**Your objective**
Pictures in the data below are not part of the copy; transcribe everything else exactly.

**Data shown**
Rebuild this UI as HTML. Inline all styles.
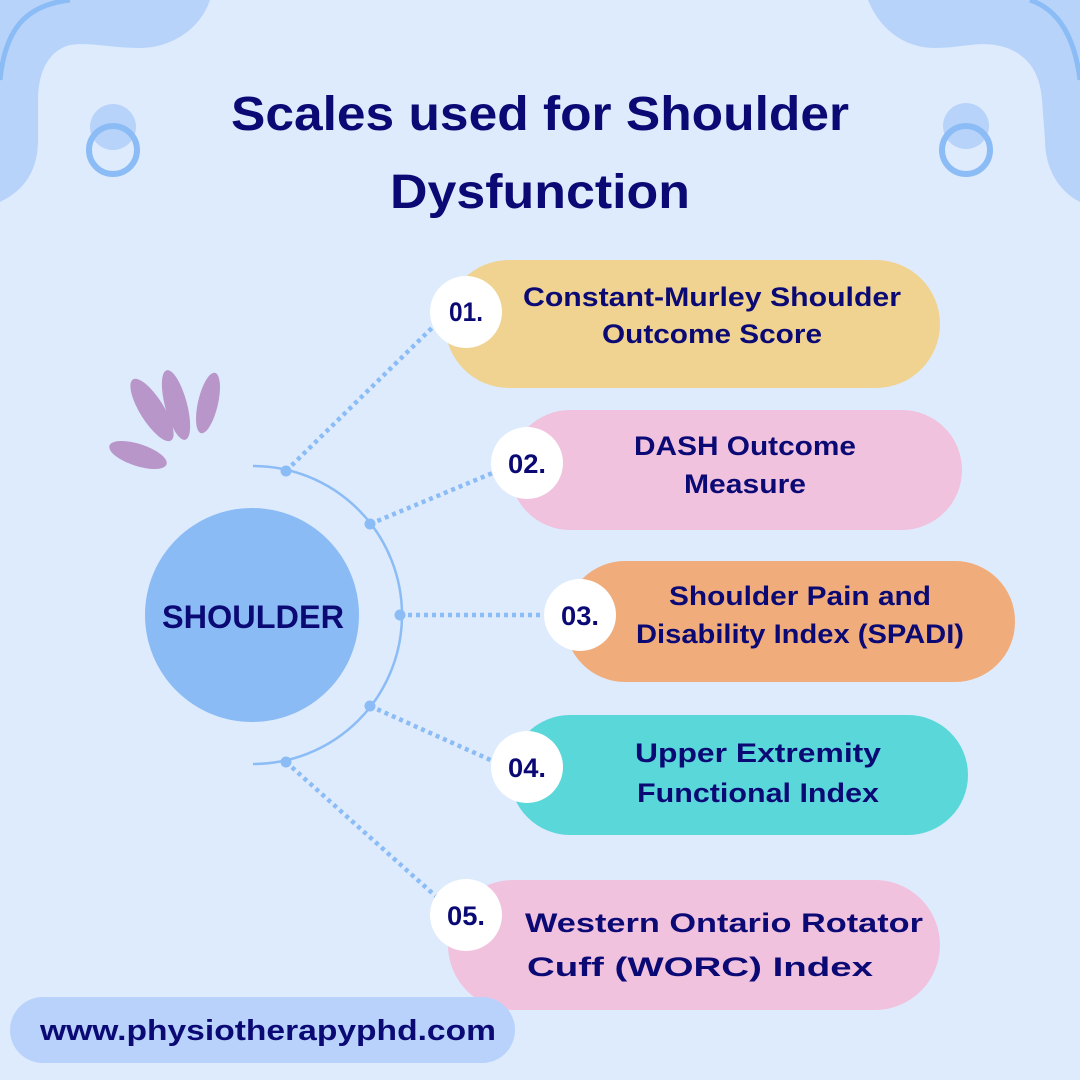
<!DOCTYPE html>
<html><head><meta charset="utf-8"><style>html,body{margin:0;padding:0;background:#deebfd}svg{display:block}</style></head>
<body>
<svg width="1080" height="1080" viewBox="0 0 1080 1080" xmlns="http://www.w3.org/2000/svg" font-family="Liberation Sans, sans-serif" font-weight="bold">
<rect width="1080" height="1080" fill="#deebfd"/>
<!-- top-left blob -->
<path d="M0 0 L210 0 C200 30 170 48 140 48 C110 48 90 42 70 45 C50 50 38 70 38 100 L38 140 C38 170 25 190 0 202 Z" fill="#b8d3fa"/>
<path d="M0 80 C5 30 25 5 70 0" fill="none" stroke="#8bbcf5" stroke-width="5"/>
<!-- top-right blob -->
<path d="M1080 0 L868 0 C880 30 905 48 935 48 C960 48 975 42 995 45 C1025 50 1040 70 1042 100 L1045 140 C1045 170 1060 192 1080 202 Z" fill="#b8d3fa"/>
<path d="M1030 0 C1060 10 1075 40 1080 80" fill="none" stroke="#8bbcf5" stroke-width="5"/>
<!-- small circles -->
<circle cx="113" cy="127" r="23" fill="#b8d3fa"/>
<circle cx="113" cy="150" r="24" fill="none" stroke="#8bbcf5" stroke-width="6"/>
<circle cx="966" cy="126" r="23" fill="#b8d3fa"/>
<circle cx="966" cy="150" r="24" fill="none" stroke="#8bbcf5" stroke-width="6"/>
<!-- title -->
<text x="540" y="130" text-anchor="middle" font-size="48" fill="#0b0a75" textLength="618" lengthAdjust="spacingAndGlyphs">Scales used for Shoulder</text>
<text x="540" y="208" text-anchor="middle" font-size="48" fill="#0b0a75" textLength="300" lengthAdjust="spacingAndGlyphs">Dysfunction</text>
<!-- petals -->
<g fill="#b896c9">
<ellipse cx="138" cy="455" rx="30" ry="11" transform="rotate(18 138 455)"/>
<ellipse cx="152" cy="410" rx="36" ry="12" transform="rotate(58 152 410)"/>
<ellipse cx="176" cy="405" rx="36" ry="11" transform="rotate(75 176 405)"/>
<ellipse cx="208" cy="403" rx="31" ry="10" transform="rotate(103 208 403)"/>
</g>
<!-- arc -->
<path d="M253 466 A149 149 0 0 1 253 764" fill="none" stroke="#8bbcf5" stroke-width="2.5"/>
<g stroke="#8bbcf5" stroke-width="4.5" stroke-dasharray="4 4" fill="none">
<line x1="286" y1="471" x2="440" y2="320"/>
<line x1="370" y1="524" x2="495" y2="472"/>
<line x1="400" y1="615" x2="548" y2="615"/>
<line x1="370" y1="706" x2="495" y2="762"/>
<line x1="286" y1="762" x2="440" y2="900"/>
</g>
<g fill="#8bbcf5">
<circle cx="286" cy="471" r="5.5"/><circle cx="370" cy="524" r="5.5"/><circle cx="400" cy="615" r="5.5"/><circle cx="370" cy="706" r="5.5"/><circle cx="286" cy="762" r="5.5"/>
</g>
<circle cx="252" cy="615" r="107" fill="#8bbbf5"/>
<text x="253" y="628" text-anchor="middle" font-size="32" fill="#0b0a75" textLength="182" lengthAdjust="spacingAndGlyphs">SHOULDER</text>
<!-- pills -->
<rect x="445" y="260" width="495" height="128" rx="64" fill="#f0d391"/>
<rect x="510" y="410" width="452" height="120" rx="60" fill="#f1c2de"/>
<rect x="565" y="561" width="450" height="121" rx="60" fill="#f0ad7b"/>
<rect x="510" y="715" width="458" height="120" rx="60" fill="#5ad7d9"/>
<rect x="448" y="880" width="492" height="130" rx="65" fill="#f1c2de"/>
<g fill="#fff">
<circle cx="466" cy="312" r="36"/><circle cx="527" cy="463" r="36"/><circle cx="580" cy="615" r="36"/><circle cx="527" cy="767" r="36"/><circle cx="466" cy="915" r="36"/>
</g>
<g fill="#0b0a75" font-size="27" text-anchor="middle">
<text x="466" y="321" textLength="34" lengthAdjust="spacingAndGlyphs">01.</text><text x="527" y="473" textLength="38" lengthAdjust="spacingAndGlyphs">02.</text><text x="580" y="625" textLength="38" lengthAdjust="spacingAndGlyphs">03.</text><text x="527" y="777" textLength="38" lengthAdjust="spacingAndGlyphs">04.</text><text x="466" y="925" textLength="38" lengthAdjust="spacingAndGlyphs">05.</text>
</g>
<g fill="#0b0a75" font-size="27" text-anchor="middle">
<text x="712" y="306" textLength="378" lengthAdjust="spacingAndGlyphs">Constant-Murley Shoulder</text>
<text x="712" y="343" textLength="220" lengthAdjust="spacingAndGlyphs">Outcome Score</text>
<text x="745" y="455" textLength="222" lengthAdjust="spacingAndGlyphs">DASH Outcome</text>
<text x="745" y="493" textLength="122" lengthAdjust="spacingAndGlyphs">Measure</text>
<text x="800" y="605" textLength="262" lengthAdjust="spacingAndGlyphs">Shoulder Pain and</text>
<text x="800" y="643" textLength="328" lengthAdjust="spacingAndGlyphs">Disability Index (SPADI)</text>
<text x="758" y="762" textLength="246" lengthAdjust="spacingAndGlyphs">Upper Extremity</text>
<text x="758" y="802" textLength="242" lengthAdjust="spacingAndGlyphs">Functional Index</text>
<text x="724" y="932" textLength="398" lengthAdjust="spacingAndGlyphs">Western Ontario Rotator</text>
<text x="700" y="976" textLength="346" lengthAdjust="spacingAndGlyphs">Cuff (WORC) Index</text>
</g>
<rect x="10" y="997" width="505" height="66" rx="33" fill="#b8d2fb"/>
<text x="268" y="1040" text-anchor="middle" font-size="29" fill="#0b0a75" textLength="456" lengthAdjust="spacingAndGlyphs">www.physiotherapyphd.com</text>
</svg>
</body></html>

**Completed task**
Rebuild this UI as HTML. Inline all styles.
<!DOCTYPE html>
<html><head><meta charset="utf-8"><style>html,body{margin:0;padding:0;background:#deebfd}svg{display:block}</style></head>
<body>
<svg width="1080" height="1080" viewBox="0 0 1080 1080" xmlns="http://www.w3.org/2000/svg" font-family="Liberation Sans, sans-serif" font-weight="bold">
<rect width="1080" height="1080" fill="#deebfd"/>
<!-- top-left blob -->
<path d="M0 0 L210 0 C200 30 170 48 140 48 C110 48 90 42 70 45 C50 50 38 70 38 100 L38 140 C38 170 25 190 0 202 Z" fill="#b8d3fa"/>
<path d="M0 80 C5 30 25 5 70 0" fill="none" stroke="#8bbcf5" stroke-width="5"/>
<!-- top-right blob -->
<path d="M1080 0 L868 0 C880 30 905 48 935 48 C960 48 975 42 995 45 C1025 50 1040 70 1042 100 L1045 140 C1045 170 1060 192 1080 202 Z" fill="#b8d3fa"/>
<path d="M1030 0 C1060 10 1075 40 1080 80" fill="none" stroke="#8bbcf5" stroke-width="5"/>
<!-- small circles -->
<circle cx="113" cy="127" r="23" fill="#b8d3fa"/>
<circle cx="113" cy="150" r="24" fill="none" stroke="#8bbcf5" stroke-width="6"/>
<circle cx="966" cy="126" r="23" fill="#b8d3fa"/>
<circle cx="966" cy="150" r="24" fill="none" stroke="#8bbcf5" stroke-width="6"/>
<!-- title -->
<text x="540" y="130" text-anchor="middle" font-size="48" fill="#0b0a75" textLength="618" lengthAdjust="spacingAndGlyphs">Scales used for Shoulder</text>
<text x="540" y="208" text-anchor="middle" font-size="48" fill="#0b0a75" textLength="300" lengthAdjust="spacingAndGlyphs">Dysfunction</text>
<!-- petals -->
<g fill="#b896c9">
<ellipse cx="138" cy="455" rx="30" ry="11" transform="rotate(18 138 455)"/>
<ellipse cx="152" cy="410" rx="36" ry="12" transform="rotate(58 152 410)"/>
<ellipse cx="176" cy="405" rx="36" ry="11" transform="rotate(75 176 405)"/>
<ellipse cx="208" cy="403" rx="31" ry="10" transform="rotate(103 208 403)"/>
</g>
<!-- arc -->
<path d="M253 466 A149 149 0 0 1 253 764" fill="none" stroke="#8bbcf5" stroke-width="2.5"/>
<g stroke="#8bbcf5" stroke-width="4.5" stroke-dasharray="4 4" fill="none">
<line x1="286" y1="471" x2="440" y2="320"/>
<line x1="370" y1="524" x2="495" y2="472"/>
<line x1="400" y1="615" x2="548" y2="615"/>
<line x1="370" y1="706" x2="495" y2="762"/>
<line x1="286" y1="762" x2="440" y2="900"/>
</g>
<g fill="#8bbcf5">
<circle cx="286" cy="471" r="5.5"/><circle cx="370" cy="524" r="5.5"/><circle cx="400" cy="615" r="5.5"/><circle cx="370" cy="706" r="5.5"/><circle cx="286" cy="762" r="5.5"/>
</g>
<circle cx="252" cy="615" r="107" fill="#8bbbf5"/>
<text x="253" y="628" text-anchor="middle" font-size="32" fill="#0b0a75" textLength="182" lengthAdjust="spacingAndGlyphs">SHOULDER</text>
<!-- pills -->
<rect x="445" y="260" width="495" height="128" rx="64" fill="#f0d391"/>
<rect x="510" y="410" width="452" height="120" rx="60" fill="#f1c2de"/>
<rect x="565" y="561" width="450" height="121" rx="60" fill="#f0ad7b"/>
<rect x="510" y="715" width="458" height="120" rx="60" fill="#5ad7d9"/>
<rect x="448" y="880" width="492" height="130" rx="65" fill="#f1c2de"/>
<g fill="#fff">
<circle cx="466" cy="312" r="36"/><circle cx="527" cy="463" r="36"/><circle cx="580" cy="615" r="36"/><circle cx="527" cy="767" r="36"/><circle cx="466" cy="915" r="36"/>
</g>
<g fill="#0b0a75" font-size="27" text-anchor="middle">
<text x="466" y="321" textLength="34" lengthAdjust="spacingAndGlyphs">01.</text><text x="527" y="473" textLength="38" lengthAdjust="spacingAndGlyphs">02.</text><text x="580" y="625" textLength="38" lengthAdjust="spacingAndGlyphs">03.</text><text x="527" y="777" textLength="38" lengthAdjust="spacingAndGlyphs">04.</text><text x="466" y="925" textLength="38" lengthAdjust="spacingAndGlyphs">05.</text>
</g>
<g fill="#0b0a75" font-size="27" text-anchor="middle">
<text x="712" y="306" textLength="378" lengthAdjust="spacingAndGlyphs">Constant-Murley Shoulder</text>
<text x="712" y="343" textLength="220" lengthAdjust="spacingAndGlyphs">Outcome Score</text>
<text x="745" y="455" textLength="222" lengthAdjust="spacingAndGlyphs">DASH Outcome</text>
<text x="745" y="493" textLength="122" lengthAdjust="spacingAndGlyphs">Measure</text>
<text x="800" y="605" textLength="262" lengthAdjust="spacingAndGlyphs">Shoulder Pain and</text>
<text x="800" y="643" textLength="328" lengthAdjust="spacingAndGlyphs">Disability Index (SPADI)</text>
<text x="758" y="762" textLength="246" lengthAdjust="spacingAndGlyphs">Upper Extremity</text>
<text x="758" y="802" textLength="242" lengthAdjust="spacingAndGlyphs">Functional Index</text>
<text x="724" y="932" textLength="398" lengthAdjust="spacingAndGlyphs">Western Ontario Rotator</text>
<text x="700" y="976" textLength="346" lengthAdjust="spacingAndGlyphs">Cuff (WORC) Index</text>
</g>
<rect x="10" y="997" width="505" height="66" rx="33" fill="#b8d2fb"/>
<text x="268" y="1040" text-anchor="middle" font-size="29" fill="#0b0a75" textLength="456" lengthAdjust="spacingAndGlyphs">www.physiotherapyphd.com</text>
</svg>
</body></html>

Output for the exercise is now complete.